Problem statement | Your task is to repeat all of the data exactly while excluding the pictures.

Start Supplied information

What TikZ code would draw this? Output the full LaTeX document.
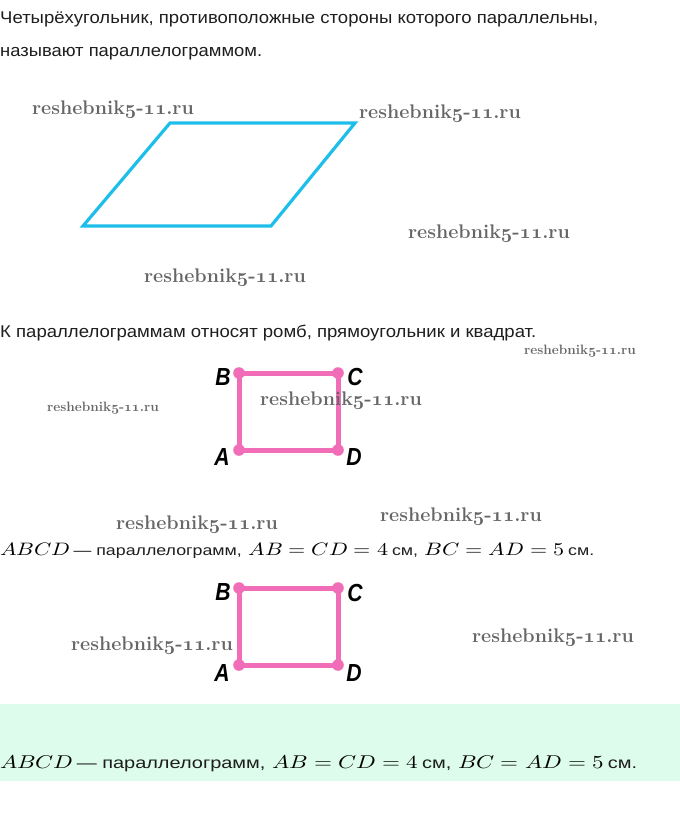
\documentclass[tikz,border=0pt]{standalone}
\usepackage{fontspec}
\usepackage{unicode-math}
\setmathfont{Latin Modern Math}
\newfontfamily\rufont{Liberation Sans}
\definecolor{parcyan}{HTML}{1EBEEA}
\definecolor{sqpink}{HTML}{F26DB8}
\definecolor{mint}{HTML}{DDFCEC}
\definecolor{bodytext}{HTML}{1E1E1E}
\definecolor{wmgray}{HTML}{666666}
\tikzset{
  bodytxt/.style={inner sep=0pt, anchor=base west, text=bodytext, font=\rufont\fontsize{17}{20}\selectfont},
  wmbig/.style={inner sep=0pt, text=wmgray, font=\rmfamily\bfseries\fontsize{19.7}{22}\selectfont},
  wmsmall/.style={inner sep=0pt, text=wmgray, font=\rmfamily\bfseries\fontsize{13.6}{15}\selectfont},
  parline/.style={draw=parcyan, line width=3.2pt, line join=miter},
  sqline/.style={draw=sqpink, line width=5pt},
  sqdot/.style={fill=sqpink},
  vlab/.style={inner sep=0pt, text=black, font=\rufont\bfseries\itshape\fontsize{23.5}{25}\selectfont},
  mathline/.style={inner sep=0pt, anchor=base west, text=black},
}
\newcommand{\rusmall}[1]{{\rufont\color{bodytext}\fontsize{14.5}{18}\selectfont #1}}
\newcommand{\rusmallb}[1]{{\rufont\color{bodytext}\fontsize{16}{19}\selectfont #1}}
\newcommand{\osnum}[1]{{\usefont{OML}{cmm}{b}{it}#1}}
\newcommand{\wmtext}{reshebnik\osnum{5}-\osnum{11}.ru}
\begin{document}
\begin{tikzpicture}[x=1pt,y=-1pt]
\useasboundingbox (0,0) rectangle (680,814);
% top text
\node[bodytxt] (t1) at (0,23) {\resizebox{598pt}{\height}{Четырёхугольник, противоположные стороны которого параллельны,}};
\node[bodytxt] (t2) at (0,56) {\resizebox{262pt}{\height}{называют параллелограммом.}};
% parallelogram
\coordinate (p1) at (170,123);
\coordinate (p2) at (355,123);
\coordinate (p3) at (271,226);
\coordinate (p4) at (83,226);
\draw[parline] (p1) -- (p2) -- (p3) -- (p4) -- cycle;
% text 3
\node[bodytxt] (t3) at (0,337) {\resizebox{536pt}{\height}{К параллелограммам относят ромб, прямоугольник и квадрат.}};
% square 1
\coordinate (A1) at (239,450);
\coordinate (B1) at (239,373);
\coordinate (C1) at (338,373);
\coordinate (D1) at (338,450);
\draw[sqline] (A1) -- (B1) -- (C1) -- (D1) -- cycle;
\foreach \p in {A1,B1,C1,D1} \fill[sqdot] (\p) circle (5.8);
\node[vlab] (lB1) at (223,377) {\scalebox{0.9}[1.05]{B}};
\node[vlab] (lC1) at (355,377) {\scalebox{0.9}[1.05]{C}};
\node[vlab] (lA1) at (222,457) {\scalebox{0.9}[1.05]{A}};
\node[vlab] (lD1) at (354,457) {\scalebox{0.9}[1.05]{D}};
% math line 1
\node[mathline, font=\fontsize{18}{20}\selectfont] (m1) at (0,555)
  {\resizebox{594pt}{\height}{$ABCD$\,\rusmall{— параллелограмм,} $AB=CD=4$\,\rusmall{см,} $BC=AD=5$\,\rusmall{см.}}};
% square 2
\coordinate (A2) at (239,665);
\coordinate (B2) at (239,588);
\coordinate (C2) at (338,588);
\coordinate (D2) at (338,665);
\draw[sqline] (A2) -- (B2) -- (C2) -- (D2) -- cycle;
\foreach \p in {A2,B2,C2,D2} \fill[sqdot] (\p) circle (5.8);
\node[vlab] (lB2) at (223,592) {\scalebox{0.9}[1.05]{B}};
\node[vlab] (lC2) at (355,593) {\scalebox{0.9}[1.05]{C}};
\node[vlab] (lA2) at (222,673) {\scalebox{0.9}[1.05]{A}};
\node[vlab] (lD2) at (354,673) {\scalebox{0.9}[1.05]{D}};
% mint box
\fill[mint] (0,704) rectangle (680,781);
\node[mathline, font=\fontsize{18.5}{22}\selectfont] (m2) at (0,768)
  {\resizebox{637pt}{\height}{$ABCD$\,\rusmallb{— параллелограмм,} $AB=CD=4$\,\rusmallb{см,} $BC=AD=5$\,\rusmallb{см.}}};
% watermarks
\node[wmbig] (w1) at (113,110) {\wmtext};
\node[wmbig] (w2) at (440,114) {\wmtext};
\node[wmbig] (w3) at (489,234) {\wmtext};
\node[wmbig] (w4) at (225,278) {\wmtext};
\node[wmsmall] (w5) at (580,351) {\wmtext};
\node[wmsmall] (w6) at (103,408) {\wmtext};
\node[wmbig] (w7) at (341,401) {\wmtext};
\node[wmbig] (w8) at (197,525) {\wmtext};
\node[wmbig] (w9) at (461,517) {\wmtext};
\node[wmbig] (w10) at (152,646) {\wmtext};
\node[wmbig] (w11) at (553,638) {\wmtext};
\end{tikzpicture}
\end{document}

End Supplied information

Task output |
What TikZ code would draw this? Output the full LaTeX document.
\documentclass[tikz,border=0pt]{standalone}
\usepackage{fontspec}
\usepackage{unicode-math}
\setmathfont{Latin Modern Math}
\newfontfamily\rufont{Liberation Sans}
\definecolor{parcyan}{HTML}{1EBEEA}
\definecolor{sqpink}{HTML}{F26DB8}
\definecolor{mint}{HTML}{DDFCEC}
\definecolor{bodytext}{HTML}{1E1E1E}
\definecolor{wmgray}{HTML}{666666}
\tikzset{
  bodytxt/.style={inner sep=0pt, anchor=base west, text=bodytext, font=\rufont\fontsize{17}{20}\selectfont},
  wmbig/.style={inner sep=0pt, text=wmgray, font=\rmfamily\bfseries\fontsize{19.7}{22}\selectfont},
  wmsmall/.style={inner sep=0pt, text=wmgray, font=\rmfamily\bfseries\fontsize{13.6}{15}\selectfont},
  parline/.style={draw=parcyan, line width=3.2pt, line join=miter},
  sqline/.style={draw=sqpink, line width=5pt},
  sqdot/.style={fill=sqpink},
  vlab/.style={inner sep=0pt, text=black, font=\rufont\bfseries\itshape\fontsize{23.5}{25}\selectfont},
  mathline/.style={inner sep=0pt, anchor=base west, text=black},
}
\newcommand{\rusmall}[1]{{\rufont\color{bodytext}\fontsize{14.5}{18}\selectfont #1}}
\newcommand{\rusmallb}[1]{{\rufont\color{bodytext}\fontsize{16}{19}\selectfont #1}}
\newcommand{\osnum}[1]{{\usefont{OML}{cmm}{b}{it}#1}}
\newcommand{\wmtext}{reshebnik\osnum{5}-\osnum{11}.ru}
\begin{document}
\begin{tikzpicture}[x=1pt,y=-1pt]
\useasboundingbox (0,0) rectangle (680,814);
% top text
\node[bodytxt] (t1) at (0,23) {\resizebox{598pt}{\height}{Четырёхугольник, противоположные стороны которого параллельны,}};
\node[bodytxt] (t2) at (0,56) {\resizebox{262pt}{\height}{называют параллелограммом.}};
% parallelogram
\coordinate (p1) at (170,123);
\coordinate (p2) at (355,123);
\coordinate (p3) at (271,226);
\coordinate (p4) at (83,226);
\draw[parline] (p1) -- (p2) -- (p3) -- (p4) -- cycle;
% text 3
\node[bodytxt] (t3) at (0,337) {\resizebox{536pt}{\height}{К параллелограммам относят ромб, прямоугольник и квадрат.}};
% square 1
\coordinate (A1) at (239,450);
\coordinate (B1) at (239,373);
\coordinate (C1) at (338,373);
\coordinate (D1) at (338,450);
\draw[sqline] (A1) -- (B1) -- (C1) -- (D1) -- cycle;
\foreach \p in {A1,B1,C1,D1} \fill[sqdot] (\p) circle (5.8);
\node[vlab] (lB1) at (223,377) {\scalebox{0.9}[1.05]{B}};
\node[vlab] (lC1) at (355,377) {\scalebox{0.9}[1.05]{C}};
\node[vlab] (lA1) at (222,457) {\scalebox{0.9}[1.05]{A}};
\node[vlab] (lD1) at (354,457) {\scalebox{0.9}[1.05]{D}};
% math line 1
\node[mathline, font=\fontsize{18}{20}\selectfont] (m1) at (0,555)
  {\resizebox{594pt}{\height}{$ABCD$\,\rusmall{— параллелограмм,} $AB=CD=4$\,\rusmall{см,} $BC=AD=5$\,\rusmall{см.}}};
% square 2
\coordinate (A2) at (239,665);
\coordinate (B2) at (239,588);
\coordinate (C2) at (338,588);
\coordinate (D2) at (338,665);
\draw[sqline] (A2) -- (B2) -- (C2) -- (D2) -- cycle;
\foreach \p in {A2,B2,C2,D2} \fill[sqdot] (\p) circle (5.8);
\node[vlab] (lB2) at (223,592) {\scalebox{0.9}[1.05]{B}};
\node[vlab] (lC2) at (355,593) {\scalebox{0.9}[1.05]{C}};
\node[vlab] (lA2) at (222,673) {\scalebox{0.9}[1.05]{A}};
\node[vlab] (lD2) at (354,673) {\scalebox{0.9}[1.05]{D}};
% mint box
\fill[mint] (0,704) rectangle (680,781);
\node[mathline, font=\fontsize{18.5}{22}\selectfont] (m2) at (0,768)
  {\resizebox{637pt}{\height}{$ABCD$\,\rusmallb{— параллелограмм,} $AB=CD=4$\,\rusmallb{см,} $BC=AD=5$\,\rusmallb{см.}}};
% watermarks
\node[wmbig] (w1) at (113,110) {\wmtext};
\node[wmbig] (w2) at (440,114) {\wmtext};
\node[wmbig] (w3) at (489,234) {\wmtext};
\node[wmbig] (w4) at (225,278) {\wmtext};
\node[wmsmall] (w5) at (580,351) {\wmtext};
\node[wmsmall] (w6) at (103,408) {\wmtext};
\node[wmbig] (w7) at (341,401) {\wmtext};
\node[wmbig] (w8) at (197,525) {\wmtext};
\node[wmbig] (w9) at (461,517) {\wmtext};
\node[wmbig] (w10) at (152,646) {\wmtext};
\node[wmbig] (w11) at (553,638) {\wmtext};
\end{tikzpicture}
\end{document}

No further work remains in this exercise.